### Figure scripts
# # # #

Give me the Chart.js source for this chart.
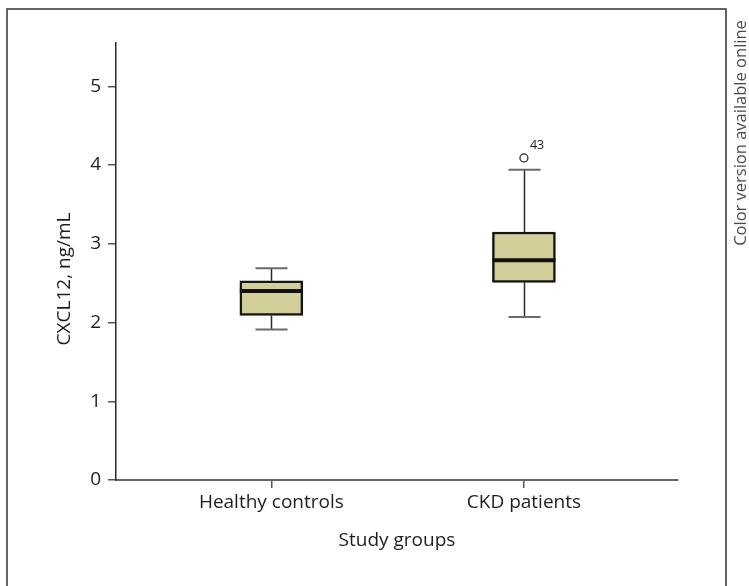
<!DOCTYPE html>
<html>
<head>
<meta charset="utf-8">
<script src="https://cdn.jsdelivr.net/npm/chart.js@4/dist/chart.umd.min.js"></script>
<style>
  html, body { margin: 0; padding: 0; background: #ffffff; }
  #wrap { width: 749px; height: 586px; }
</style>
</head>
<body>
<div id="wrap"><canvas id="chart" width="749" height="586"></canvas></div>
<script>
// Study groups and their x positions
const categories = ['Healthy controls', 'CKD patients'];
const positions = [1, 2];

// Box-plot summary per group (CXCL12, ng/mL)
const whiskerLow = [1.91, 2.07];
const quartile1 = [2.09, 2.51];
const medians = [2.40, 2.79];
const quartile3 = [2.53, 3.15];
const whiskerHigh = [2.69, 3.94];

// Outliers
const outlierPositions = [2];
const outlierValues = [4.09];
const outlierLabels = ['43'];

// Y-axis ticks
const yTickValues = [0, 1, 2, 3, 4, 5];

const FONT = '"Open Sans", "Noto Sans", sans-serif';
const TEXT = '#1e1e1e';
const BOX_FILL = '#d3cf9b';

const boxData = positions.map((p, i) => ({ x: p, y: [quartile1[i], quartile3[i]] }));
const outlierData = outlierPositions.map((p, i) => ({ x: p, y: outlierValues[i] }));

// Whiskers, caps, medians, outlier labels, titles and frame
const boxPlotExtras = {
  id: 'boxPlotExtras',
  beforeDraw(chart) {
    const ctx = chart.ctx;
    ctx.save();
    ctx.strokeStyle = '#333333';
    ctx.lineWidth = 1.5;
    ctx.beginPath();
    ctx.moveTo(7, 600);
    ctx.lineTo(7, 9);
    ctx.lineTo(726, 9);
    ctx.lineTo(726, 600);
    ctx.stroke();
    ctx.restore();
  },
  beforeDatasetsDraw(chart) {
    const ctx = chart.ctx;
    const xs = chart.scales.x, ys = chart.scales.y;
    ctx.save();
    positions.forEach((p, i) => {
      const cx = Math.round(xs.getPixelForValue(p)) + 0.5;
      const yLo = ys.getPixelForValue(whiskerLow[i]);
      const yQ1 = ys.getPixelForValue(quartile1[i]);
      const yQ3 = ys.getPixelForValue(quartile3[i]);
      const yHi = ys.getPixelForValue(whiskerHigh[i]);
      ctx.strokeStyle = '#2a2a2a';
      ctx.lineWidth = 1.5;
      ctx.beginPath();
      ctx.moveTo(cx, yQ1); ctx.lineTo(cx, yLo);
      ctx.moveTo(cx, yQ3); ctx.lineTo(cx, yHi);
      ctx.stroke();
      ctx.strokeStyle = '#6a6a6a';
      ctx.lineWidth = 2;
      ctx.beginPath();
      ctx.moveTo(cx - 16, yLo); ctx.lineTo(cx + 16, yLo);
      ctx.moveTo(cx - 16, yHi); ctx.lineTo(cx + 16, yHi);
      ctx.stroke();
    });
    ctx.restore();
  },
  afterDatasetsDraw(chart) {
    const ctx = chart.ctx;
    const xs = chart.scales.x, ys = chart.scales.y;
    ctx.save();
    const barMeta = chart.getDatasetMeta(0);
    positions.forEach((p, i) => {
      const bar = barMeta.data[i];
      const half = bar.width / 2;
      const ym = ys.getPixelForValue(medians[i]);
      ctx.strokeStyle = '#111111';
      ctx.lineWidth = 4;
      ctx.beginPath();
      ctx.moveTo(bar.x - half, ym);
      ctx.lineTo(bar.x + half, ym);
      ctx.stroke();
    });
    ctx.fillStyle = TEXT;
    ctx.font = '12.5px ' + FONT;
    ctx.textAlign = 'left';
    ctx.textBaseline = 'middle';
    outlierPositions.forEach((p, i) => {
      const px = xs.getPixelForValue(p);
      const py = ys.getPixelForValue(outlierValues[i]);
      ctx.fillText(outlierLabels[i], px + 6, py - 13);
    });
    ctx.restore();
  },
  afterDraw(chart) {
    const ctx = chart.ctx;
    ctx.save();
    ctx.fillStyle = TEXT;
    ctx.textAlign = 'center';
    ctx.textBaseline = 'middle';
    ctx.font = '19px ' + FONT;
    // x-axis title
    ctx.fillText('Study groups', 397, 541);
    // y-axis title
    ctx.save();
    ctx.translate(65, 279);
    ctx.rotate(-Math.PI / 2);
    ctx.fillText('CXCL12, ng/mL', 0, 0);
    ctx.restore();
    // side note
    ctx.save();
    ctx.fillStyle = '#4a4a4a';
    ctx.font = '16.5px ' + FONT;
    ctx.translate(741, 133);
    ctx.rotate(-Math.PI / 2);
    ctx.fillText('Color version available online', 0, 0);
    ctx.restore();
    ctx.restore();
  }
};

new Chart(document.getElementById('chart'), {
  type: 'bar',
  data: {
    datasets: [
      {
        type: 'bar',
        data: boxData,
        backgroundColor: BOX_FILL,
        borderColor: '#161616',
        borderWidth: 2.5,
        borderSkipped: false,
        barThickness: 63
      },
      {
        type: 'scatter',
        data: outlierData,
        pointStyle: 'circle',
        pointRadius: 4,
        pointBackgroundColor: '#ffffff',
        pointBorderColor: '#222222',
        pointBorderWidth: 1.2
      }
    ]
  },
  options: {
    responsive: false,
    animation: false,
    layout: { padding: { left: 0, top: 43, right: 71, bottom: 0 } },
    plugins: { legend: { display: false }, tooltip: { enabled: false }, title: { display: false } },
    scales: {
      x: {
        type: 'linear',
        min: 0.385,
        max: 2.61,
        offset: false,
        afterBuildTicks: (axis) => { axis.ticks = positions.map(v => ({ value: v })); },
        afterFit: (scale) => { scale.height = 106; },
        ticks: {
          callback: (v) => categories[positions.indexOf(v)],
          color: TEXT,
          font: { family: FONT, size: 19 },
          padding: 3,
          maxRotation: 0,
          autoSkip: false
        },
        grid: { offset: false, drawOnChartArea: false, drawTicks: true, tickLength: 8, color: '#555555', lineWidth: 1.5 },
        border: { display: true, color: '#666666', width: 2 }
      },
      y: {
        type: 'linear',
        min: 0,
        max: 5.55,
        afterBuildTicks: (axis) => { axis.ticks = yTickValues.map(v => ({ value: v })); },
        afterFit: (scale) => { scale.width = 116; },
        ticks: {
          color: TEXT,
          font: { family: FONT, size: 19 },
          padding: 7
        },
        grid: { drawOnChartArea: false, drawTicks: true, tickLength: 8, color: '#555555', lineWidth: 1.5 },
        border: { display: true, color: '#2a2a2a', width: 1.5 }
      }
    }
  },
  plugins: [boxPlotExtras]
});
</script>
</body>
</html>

# # # #

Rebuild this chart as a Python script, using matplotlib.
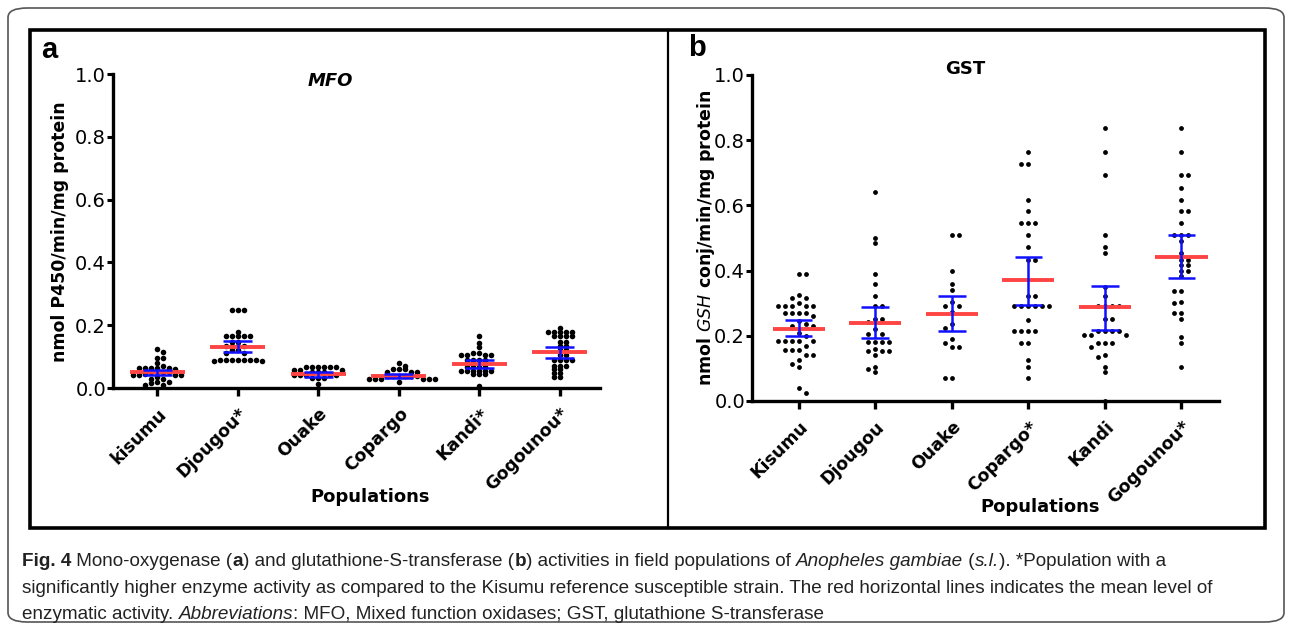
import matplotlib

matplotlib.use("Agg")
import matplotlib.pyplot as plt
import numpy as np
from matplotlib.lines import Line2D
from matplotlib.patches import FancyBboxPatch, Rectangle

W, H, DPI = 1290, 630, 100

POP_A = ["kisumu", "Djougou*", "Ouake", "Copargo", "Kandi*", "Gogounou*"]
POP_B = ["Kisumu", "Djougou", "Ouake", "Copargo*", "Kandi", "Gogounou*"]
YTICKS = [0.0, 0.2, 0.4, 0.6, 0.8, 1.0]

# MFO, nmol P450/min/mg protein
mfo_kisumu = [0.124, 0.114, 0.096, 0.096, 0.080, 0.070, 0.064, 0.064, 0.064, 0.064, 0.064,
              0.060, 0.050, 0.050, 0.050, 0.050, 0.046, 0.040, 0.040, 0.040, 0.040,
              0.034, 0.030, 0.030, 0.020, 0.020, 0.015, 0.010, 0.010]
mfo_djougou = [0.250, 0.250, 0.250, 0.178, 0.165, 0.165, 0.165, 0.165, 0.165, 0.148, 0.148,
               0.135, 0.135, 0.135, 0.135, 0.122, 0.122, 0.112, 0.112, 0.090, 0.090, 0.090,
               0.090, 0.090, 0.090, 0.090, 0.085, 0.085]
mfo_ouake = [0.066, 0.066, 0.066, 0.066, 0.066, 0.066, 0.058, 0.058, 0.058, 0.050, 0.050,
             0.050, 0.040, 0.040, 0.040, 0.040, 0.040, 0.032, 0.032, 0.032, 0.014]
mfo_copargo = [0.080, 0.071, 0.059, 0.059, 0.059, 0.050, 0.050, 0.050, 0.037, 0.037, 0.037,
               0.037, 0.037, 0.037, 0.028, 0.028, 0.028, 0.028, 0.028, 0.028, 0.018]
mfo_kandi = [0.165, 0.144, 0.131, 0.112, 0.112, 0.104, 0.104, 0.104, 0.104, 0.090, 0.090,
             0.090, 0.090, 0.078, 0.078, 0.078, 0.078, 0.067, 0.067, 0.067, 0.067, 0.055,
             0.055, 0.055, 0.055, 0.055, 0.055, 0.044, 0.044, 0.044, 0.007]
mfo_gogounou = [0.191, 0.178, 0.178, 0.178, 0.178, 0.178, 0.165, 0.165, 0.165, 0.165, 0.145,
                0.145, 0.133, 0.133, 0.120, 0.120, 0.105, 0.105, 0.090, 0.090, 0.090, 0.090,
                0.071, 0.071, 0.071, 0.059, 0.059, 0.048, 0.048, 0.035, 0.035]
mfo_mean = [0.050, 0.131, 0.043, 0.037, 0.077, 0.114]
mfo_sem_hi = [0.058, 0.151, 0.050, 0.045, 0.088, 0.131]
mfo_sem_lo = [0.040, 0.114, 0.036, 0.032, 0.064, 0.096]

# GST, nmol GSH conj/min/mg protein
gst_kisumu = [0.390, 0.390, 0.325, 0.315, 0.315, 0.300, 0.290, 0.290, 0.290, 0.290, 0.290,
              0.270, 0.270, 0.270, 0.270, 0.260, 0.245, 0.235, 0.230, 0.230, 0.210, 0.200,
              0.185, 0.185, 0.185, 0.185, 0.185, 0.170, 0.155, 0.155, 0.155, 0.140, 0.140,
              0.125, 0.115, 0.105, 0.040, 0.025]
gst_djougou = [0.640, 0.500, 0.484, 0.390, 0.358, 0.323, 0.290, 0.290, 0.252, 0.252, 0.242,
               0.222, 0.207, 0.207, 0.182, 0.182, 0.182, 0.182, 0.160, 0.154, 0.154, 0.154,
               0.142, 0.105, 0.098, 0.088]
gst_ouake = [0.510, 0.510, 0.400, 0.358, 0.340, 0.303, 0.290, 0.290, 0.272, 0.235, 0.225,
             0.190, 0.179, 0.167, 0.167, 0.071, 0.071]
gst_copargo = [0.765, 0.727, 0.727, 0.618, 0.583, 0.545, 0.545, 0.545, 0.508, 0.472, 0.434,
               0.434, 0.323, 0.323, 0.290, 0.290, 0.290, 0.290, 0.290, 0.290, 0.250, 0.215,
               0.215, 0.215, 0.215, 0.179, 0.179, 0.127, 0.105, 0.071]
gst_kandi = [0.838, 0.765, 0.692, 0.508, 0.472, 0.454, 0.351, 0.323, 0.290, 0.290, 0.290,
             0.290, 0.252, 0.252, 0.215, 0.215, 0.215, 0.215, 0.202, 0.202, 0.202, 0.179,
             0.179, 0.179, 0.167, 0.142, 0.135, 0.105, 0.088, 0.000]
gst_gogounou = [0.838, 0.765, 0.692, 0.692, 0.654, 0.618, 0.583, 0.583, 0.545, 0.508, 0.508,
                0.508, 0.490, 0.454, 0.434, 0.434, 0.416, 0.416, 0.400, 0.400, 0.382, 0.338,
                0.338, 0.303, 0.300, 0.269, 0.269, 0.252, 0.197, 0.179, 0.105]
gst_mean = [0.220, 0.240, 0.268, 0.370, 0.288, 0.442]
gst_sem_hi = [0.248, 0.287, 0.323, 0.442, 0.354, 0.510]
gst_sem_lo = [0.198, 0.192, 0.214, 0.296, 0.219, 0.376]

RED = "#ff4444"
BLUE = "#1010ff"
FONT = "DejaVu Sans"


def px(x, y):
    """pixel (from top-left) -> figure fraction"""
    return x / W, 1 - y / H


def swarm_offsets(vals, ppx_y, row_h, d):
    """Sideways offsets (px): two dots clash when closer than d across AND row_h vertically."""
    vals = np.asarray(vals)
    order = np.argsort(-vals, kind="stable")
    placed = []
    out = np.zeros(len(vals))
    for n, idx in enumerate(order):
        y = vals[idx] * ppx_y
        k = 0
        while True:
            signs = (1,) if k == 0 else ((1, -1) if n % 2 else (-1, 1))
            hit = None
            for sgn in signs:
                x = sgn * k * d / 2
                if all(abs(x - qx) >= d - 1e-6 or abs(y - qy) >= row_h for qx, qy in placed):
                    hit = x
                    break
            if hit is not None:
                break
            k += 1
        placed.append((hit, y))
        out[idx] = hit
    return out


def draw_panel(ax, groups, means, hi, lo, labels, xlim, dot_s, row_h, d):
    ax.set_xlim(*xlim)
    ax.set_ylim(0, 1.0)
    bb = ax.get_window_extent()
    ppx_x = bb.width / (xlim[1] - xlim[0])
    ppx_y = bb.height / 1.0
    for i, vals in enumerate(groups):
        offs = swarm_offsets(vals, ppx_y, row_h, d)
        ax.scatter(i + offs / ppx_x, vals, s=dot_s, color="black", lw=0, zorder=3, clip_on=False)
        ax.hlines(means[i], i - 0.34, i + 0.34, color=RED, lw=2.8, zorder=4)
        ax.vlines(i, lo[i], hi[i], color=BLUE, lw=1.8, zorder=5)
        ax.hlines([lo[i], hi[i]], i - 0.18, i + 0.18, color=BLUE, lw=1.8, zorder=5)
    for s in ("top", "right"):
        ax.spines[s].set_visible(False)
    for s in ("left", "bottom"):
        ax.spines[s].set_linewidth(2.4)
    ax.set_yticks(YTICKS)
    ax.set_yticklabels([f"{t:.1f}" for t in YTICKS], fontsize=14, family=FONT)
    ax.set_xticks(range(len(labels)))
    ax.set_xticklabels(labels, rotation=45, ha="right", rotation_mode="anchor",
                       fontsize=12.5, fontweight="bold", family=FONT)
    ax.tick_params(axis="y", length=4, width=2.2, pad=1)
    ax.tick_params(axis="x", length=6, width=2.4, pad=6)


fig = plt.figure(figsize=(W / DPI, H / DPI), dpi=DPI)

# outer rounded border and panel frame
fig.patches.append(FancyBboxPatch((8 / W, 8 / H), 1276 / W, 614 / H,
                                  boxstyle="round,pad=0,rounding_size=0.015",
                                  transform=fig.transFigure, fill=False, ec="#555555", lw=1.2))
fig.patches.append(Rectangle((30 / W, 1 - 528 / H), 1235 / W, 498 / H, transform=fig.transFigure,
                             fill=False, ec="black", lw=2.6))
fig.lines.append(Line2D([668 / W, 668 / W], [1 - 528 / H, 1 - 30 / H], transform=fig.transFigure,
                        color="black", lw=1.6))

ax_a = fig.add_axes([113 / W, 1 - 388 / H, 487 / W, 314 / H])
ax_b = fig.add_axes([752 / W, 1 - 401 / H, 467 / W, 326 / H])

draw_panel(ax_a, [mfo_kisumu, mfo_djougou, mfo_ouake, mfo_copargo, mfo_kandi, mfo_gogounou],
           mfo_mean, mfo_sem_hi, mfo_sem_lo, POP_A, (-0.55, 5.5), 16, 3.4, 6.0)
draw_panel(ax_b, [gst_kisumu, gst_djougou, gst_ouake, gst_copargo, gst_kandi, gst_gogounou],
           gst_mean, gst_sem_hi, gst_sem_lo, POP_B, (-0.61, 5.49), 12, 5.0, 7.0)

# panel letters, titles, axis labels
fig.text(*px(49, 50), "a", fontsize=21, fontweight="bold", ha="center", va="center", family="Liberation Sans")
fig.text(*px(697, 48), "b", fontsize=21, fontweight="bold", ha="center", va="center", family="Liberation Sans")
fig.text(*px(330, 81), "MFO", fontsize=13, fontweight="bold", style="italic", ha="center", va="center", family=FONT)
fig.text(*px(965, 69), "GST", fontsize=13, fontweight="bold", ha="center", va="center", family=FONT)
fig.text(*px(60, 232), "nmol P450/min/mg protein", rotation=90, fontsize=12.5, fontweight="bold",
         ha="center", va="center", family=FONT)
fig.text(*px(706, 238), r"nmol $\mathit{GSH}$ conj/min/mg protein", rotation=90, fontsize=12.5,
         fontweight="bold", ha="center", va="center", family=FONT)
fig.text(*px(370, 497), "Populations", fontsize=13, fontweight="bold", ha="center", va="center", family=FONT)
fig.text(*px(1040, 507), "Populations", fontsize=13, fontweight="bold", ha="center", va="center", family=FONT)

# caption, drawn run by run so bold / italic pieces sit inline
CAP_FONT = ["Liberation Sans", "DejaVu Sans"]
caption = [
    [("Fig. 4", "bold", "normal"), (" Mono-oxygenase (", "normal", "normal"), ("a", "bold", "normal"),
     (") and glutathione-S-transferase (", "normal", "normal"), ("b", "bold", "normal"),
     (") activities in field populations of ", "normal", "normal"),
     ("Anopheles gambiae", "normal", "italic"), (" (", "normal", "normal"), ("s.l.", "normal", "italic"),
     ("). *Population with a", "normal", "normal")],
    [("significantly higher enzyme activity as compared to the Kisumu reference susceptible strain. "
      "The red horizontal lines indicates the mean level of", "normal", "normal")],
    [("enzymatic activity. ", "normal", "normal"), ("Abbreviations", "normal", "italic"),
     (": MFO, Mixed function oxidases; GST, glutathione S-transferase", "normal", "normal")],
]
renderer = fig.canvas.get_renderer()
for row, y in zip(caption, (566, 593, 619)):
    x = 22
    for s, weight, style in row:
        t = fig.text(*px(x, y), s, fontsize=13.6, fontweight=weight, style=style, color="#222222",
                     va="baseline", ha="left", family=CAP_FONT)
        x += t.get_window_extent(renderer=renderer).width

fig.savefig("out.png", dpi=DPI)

# # # #

### Task brief
Taking the material above, give again exactly the lines from the one holding "Rebuild this chart" through the one holding "YTICKS = [0.0, 0.2, 0.4, 0.6, 0.8, 1.0]", with both ends and without pictures.

### Result below
Rebuild this chart as a Python script, using matplotlib.
import matplotlib

matplotlib.use("Agg")
import matplotlib.pyplot as plt
import numpy as np
from matplotlib.lines import Line2D
from matplotlib.patches import FancyBboxPatch, Rectangle

W, H, DPI = 1290, 630, 100

POP_A = ["kisumu", "Djougou*", "Ouake", "Copargo", "Kandi*", "Gogounou*"]
POP_B = ["Kisumu", "Djougou", "Ouake", "Copargo*", "Kandi", "Gogounou*"]
YTICKS = [0.0, 0.2, 0.4, 0.6, 0.8, 1.0]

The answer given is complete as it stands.